So, if you’re (for example) a business with an office based in (say) Ireland, and you collect or process personal data for (let’s say) US citizens, then as your business has a premises in the EU (Ireland) then your business must protect the personal data of non-EU citizens in the same way as if they were EU citizens.

If you are a company who is solely based in the (let’s say – US) and you serve customers/users/audiences who are citizens of any EU country, then you must have appropriate safeguards and measures in place to protect the personal data of those customers/users/audiences.

Personal data is defined (in the official GDPR text as) “any information relating to an identified or identifiable natural person (‘data subject’); an identifiable natural person is one who can be identified, directly or indirectly, in particular by reference to an identifier such as a name, an identification number, location data, an online identifier or to one or more factors specific to the physical, physiological, genetic, mental, economic, cultural or social identity of that natural person”

If you process personal data and one of the above scenarios apply to you, the regulation also states that you must appoint a Data Protection Officer if:

  1. the processing is carried out by a public authority or body, except for courts acting in their judicial capacity
  2. the core activities of the controller or the processor consist of processing operations which, by virtue of their nature, scope and/or purposes, require regular or systematic monitoring of data subjects on a large scale, or
  3. the core activities of the controller or processor consist of processing on a large scale of special categories of data (racial or ethnic origin, political opinions, religious or philosophical beliefs, or trade union membership, processing of genetic data, biometric data for the purpose of identifying a natural person, data concerning health or a natural person’s sex life/orientation). Incidentally, you are prohibited from processing such special categories of data unless you have received explicit consent from the data subject, or you can justify processing via another legal basis.

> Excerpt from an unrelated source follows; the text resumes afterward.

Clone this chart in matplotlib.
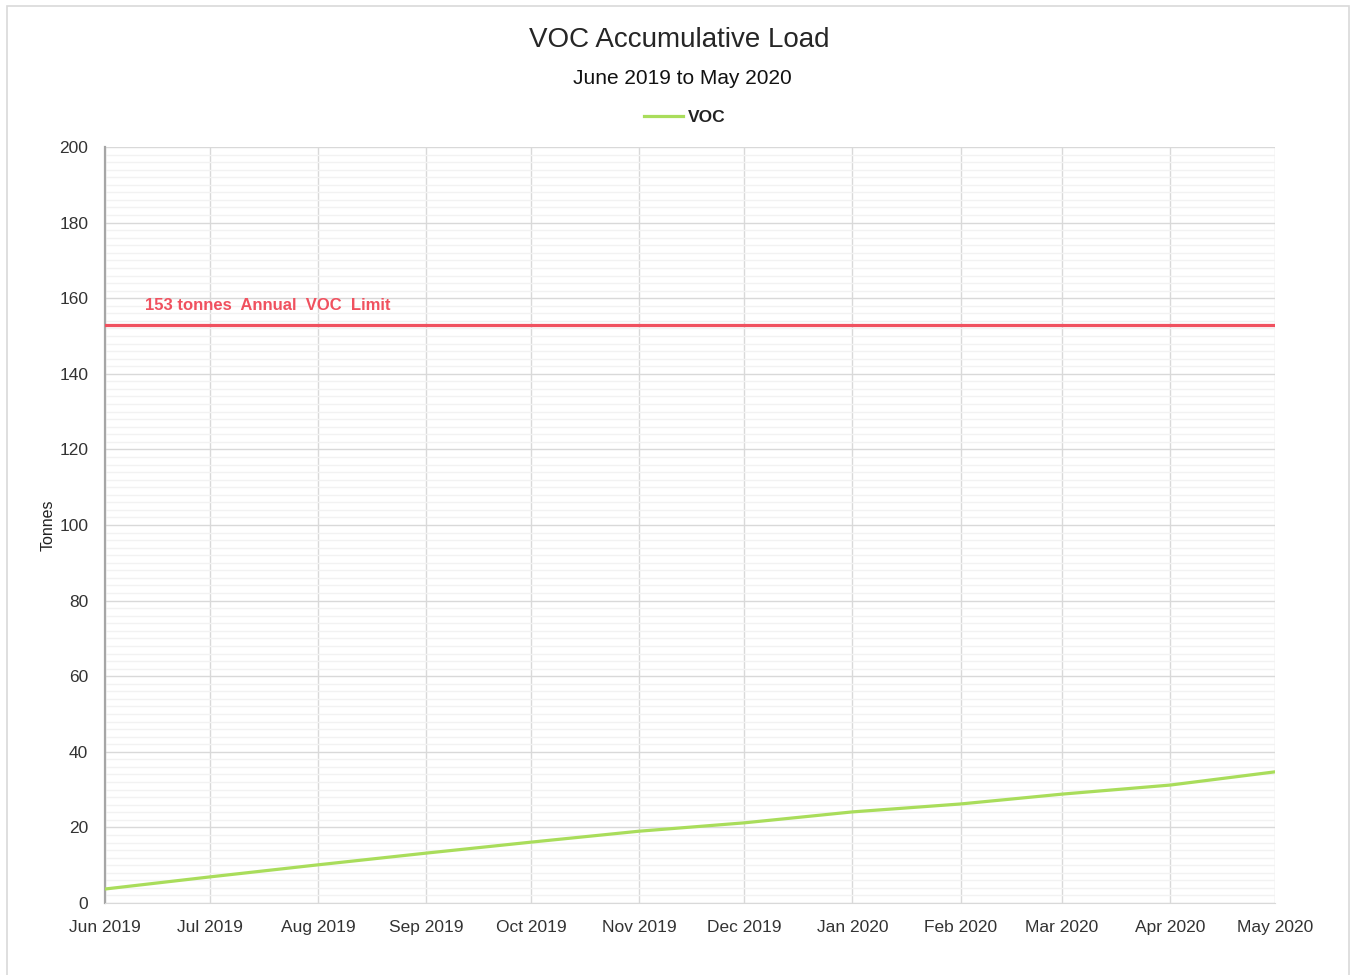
import datetime as dt
import matplotlib
matplotlib.use("Agg")
import matplotlib.pyplot as plt
import matplotlib.dates as mdates
from matplotlib.patches import Rectangle
from matplotlib.ticker import MultipleLocator

plt.rcParams['font.family'] = ['Liberation Sans', 'DejaVu Sans']

# monthly accumulated VOC load (tonnes)
months = ["2019-06", "2019-07", "2019-08", "2019-09", "2019-10", "2019-11",
          "2019-12", "2020-01", "2020-02", "2020-03", "2020-04", "2020-05"]
voc = [3.7, 6.9, 10.1, 13.2, 16.1, 19.0, 21.2, 24.1, 26.2, 28.8, 31.2, 34.7]
limit = 153
limit_label = "153 tonnes  Annual  VOC  Limit"

dates = [dt.datetime.strptime(m, "%Y-%m") for m in months]

fig = plt.figure(figsize=(13.51, 9.75), dpi=100)
fig.patches.append(Rectangle((7 / 1351, -0.01), 1342 / 1351, 1 - 6 / 975 + 0.01,
                             transform=fig.transFigure, fill=False,
                             edgecolor="#d9d9d9", linewidth=1.2))
ax = fig.add_axes([105 / 1351, 1 - 903 / 975, 1170 / 1351, 756 / 975])

ax.plot(dates, voc, color="#a9dd5b", linewidth=2.3, label="VOC", zorder=3)
ax.axhline(limit, color="#f0515f", linewidth=2.3, zorder=3)
ax.text(40 / 1170, 158.2, limit_label, transform=ax.get_yaxis_transform(),
        color="#f0515f", fontsize=12, fontweight="bold", va="center", ha="left")

ax.set_xlim(dates[0], dates[-1])
ax.set_ylim(0, 200)
ax.xaxis.set_major_locator(mdates.MonthLocator())
ax.xaxis.set_major_formatter(mdates.DateFormatter("%b %Y"))
ax.yaxis.set_major_locator(MultipleLocator(20))
ax.yaxis.set_minor_locator(MultipleLocator(2))

ax.grid(which="major", color="#d9d9d9", linewidth=1.0)
ax.grid(which="minor", axis="y", color="#f2f2f2", linewidth=1.0)
ax.set_axisbelow(True)
for s in ["top", "right"]:
    ax.spines[s].set_visible(False)
ax.spines["bottom"].set_color("#d9d9d9")
ax.spines["left"].set_color("#a6a6a6")
ax.spines["left"].set_linewidth(1.6)
ax.tick_params(which="both", length=0, labelsize=12.5, labelcolor="#333333")
ax.tick_params(axis="x", pad=12)
ax.tick_params(axis="y", pad=12)

ax.set_ylabel("Tonnes", fontsize=11.5, color="#222222", labelpad=3)

fig.text(0.503, 1 - 40 / 975, "VOC Accumulative Load", ha="center", va="center",
         fontsize=20, color="#262626")
fig.text(0.505, 1 - 78 / 975, "June 2019 to May 2020", ha="center", va="center",
         fontsize=15, color="#111111")
leg = fig.legend(loc="center", bbox_to_anchor=(0.507, 1 - 117 / 975), frameon=False,
                 handlelength=2.2, handletextpad=0.3, prop={"size": 12.5, "weight": "bold"})
for t in leg.get_texts():
    t.set_color("#222222")

fig.savefig("out.png", dpi=100, facecolor="white")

Processing, as defined under Article 4 of the GDPR, means “any operation or set of operations which is performed on personal data or on sets of personal data, whether or not by automated means, such as collection, recording, organisation, structuring, storage, adaptation or alteration, retrieval, consultation, use, disclosure by transmission, dissemination or otherwise making available, alignment or combination, restriction, erasure or destruction”

The Regulation does not apply to companies who are based outside of the EU and only serves a non-eu customer/user/audience base. So, if you do not target your services to EU based individuals then the GDPR does not apply to you. However, there might be other Data Protection Laws that your business will be subject to.